- Your objective:
Output, please, exactly those lines of the listing that come before the line with "pos = list(range(len(countries)))", along with that line itself.
Start Supplied data
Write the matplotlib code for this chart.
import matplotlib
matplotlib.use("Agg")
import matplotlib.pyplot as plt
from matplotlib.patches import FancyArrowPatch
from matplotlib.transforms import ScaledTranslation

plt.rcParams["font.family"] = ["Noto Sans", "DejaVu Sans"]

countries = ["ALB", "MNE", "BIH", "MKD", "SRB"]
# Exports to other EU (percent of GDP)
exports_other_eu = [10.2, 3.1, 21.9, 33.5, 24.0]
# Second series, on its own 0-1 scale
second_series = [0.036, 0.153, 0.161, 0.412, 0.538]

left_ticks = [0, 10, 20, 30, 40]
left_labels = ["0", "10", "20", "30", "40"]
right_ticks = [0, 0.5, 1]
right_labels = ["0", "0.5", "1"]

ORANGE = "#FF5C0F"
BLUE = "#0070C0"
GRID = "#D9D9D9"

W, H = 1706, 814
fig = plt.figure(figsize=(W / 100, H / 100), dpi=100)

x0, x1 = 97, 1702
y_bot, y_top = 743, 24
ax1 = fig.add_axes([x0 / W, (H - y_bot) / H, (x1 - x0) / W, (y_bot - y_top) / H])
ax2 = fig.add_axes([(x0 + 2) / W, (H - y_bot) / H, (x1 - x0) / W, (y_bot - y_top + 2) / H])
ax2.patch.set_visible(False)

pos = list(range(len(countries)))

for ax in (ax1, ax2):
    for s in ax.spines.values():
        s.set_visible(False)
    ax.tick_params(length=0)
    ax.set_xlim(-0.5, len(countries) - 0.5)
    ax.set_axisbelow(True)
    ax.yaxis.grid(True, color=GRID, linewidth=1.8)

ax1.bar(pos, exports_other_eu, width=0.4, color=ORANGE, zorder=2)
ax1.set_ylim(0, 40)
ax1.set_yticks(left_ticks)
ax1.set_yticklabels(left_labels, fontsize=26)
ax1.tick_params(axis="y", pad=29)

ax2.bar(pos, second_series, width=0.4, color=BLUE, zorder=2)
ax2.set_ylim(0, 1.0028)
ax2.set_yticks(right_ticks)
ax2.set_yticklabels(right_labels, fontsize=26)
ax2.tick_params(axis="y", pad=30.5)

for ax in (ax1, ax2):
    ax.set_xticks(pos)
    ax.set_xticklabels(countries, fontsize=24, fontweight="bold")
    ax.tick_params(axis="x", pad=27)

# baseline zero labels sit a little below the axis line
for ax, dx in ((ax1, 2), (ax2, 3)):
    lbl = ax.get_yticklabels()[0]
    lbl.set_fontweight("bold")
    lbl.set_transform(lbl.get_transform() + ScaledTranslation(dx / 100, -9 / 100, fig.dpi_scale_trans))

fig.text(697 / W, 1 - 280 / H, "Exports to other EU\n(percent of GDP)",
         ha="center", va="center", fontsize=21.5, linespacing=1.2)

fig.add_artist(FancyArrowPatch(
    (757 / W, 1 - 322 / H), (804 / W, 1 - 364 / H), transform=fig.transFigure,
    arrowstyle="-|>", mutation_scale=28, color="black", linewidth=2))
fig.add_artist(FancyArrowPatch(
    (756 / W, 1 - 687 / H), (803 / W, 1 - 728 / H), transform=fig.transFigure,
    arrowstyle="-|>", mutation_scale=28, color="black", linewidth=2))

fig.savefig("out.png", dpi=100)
End Supplied data
- Output below:
Write the matplotlib code for this chart.
import matplotlib
matplotlib.use("Agg")
import matplotlib.pyplot as plt
from matplotlib.patches import FancyArrowPatch
from matplotlib.transforms import ScaledTranslation

plt.rcParams["font.family"] = ["Noto Sans", "DejaVu Sans"]

countries = ["ALB", "MNE", "BIH", "MKD", "SRB"]
# Exports to other EU (percent of GDP)
exports_other_eu = [10.2, 3.1, 21.9, 33.5, 24.0]
# Second series, on its own 0-1 scale
second_series = [0.036, 0.153, 0.161, 0.412, 0.538]

left_ticks = [0, 10, 20, 30, 40]
left_labels = ["0", "10", "20", "30", "40"]
right_ticks = [0, 0.5, 1]
right_labels = ["0", "0.5", "1"]

ORANGE = "#FF5C0F"
BLUE = "#0070C0"
GRID = "#D9D9D9"

W, H = 1706, 814
fig = plt.figure(figsize=(W / 100, H / 100), dpi=100)

x0, x1 = 97, 1702
y_bot, y_top = 743, 24
ax1 = fig.add_axes([x0 / W, (H - y_bot) / H, (x1 - x0) / W, (y_bot - y_top) / H])
ax2 = fig.add_axes([(x0 + 2) / W, (H - y_bot) / H, (x1 - x0) / W, (y_bot - y_top + 2) / H])
ax2.patch.set_visible(False)

pos = list(range(len(countries)))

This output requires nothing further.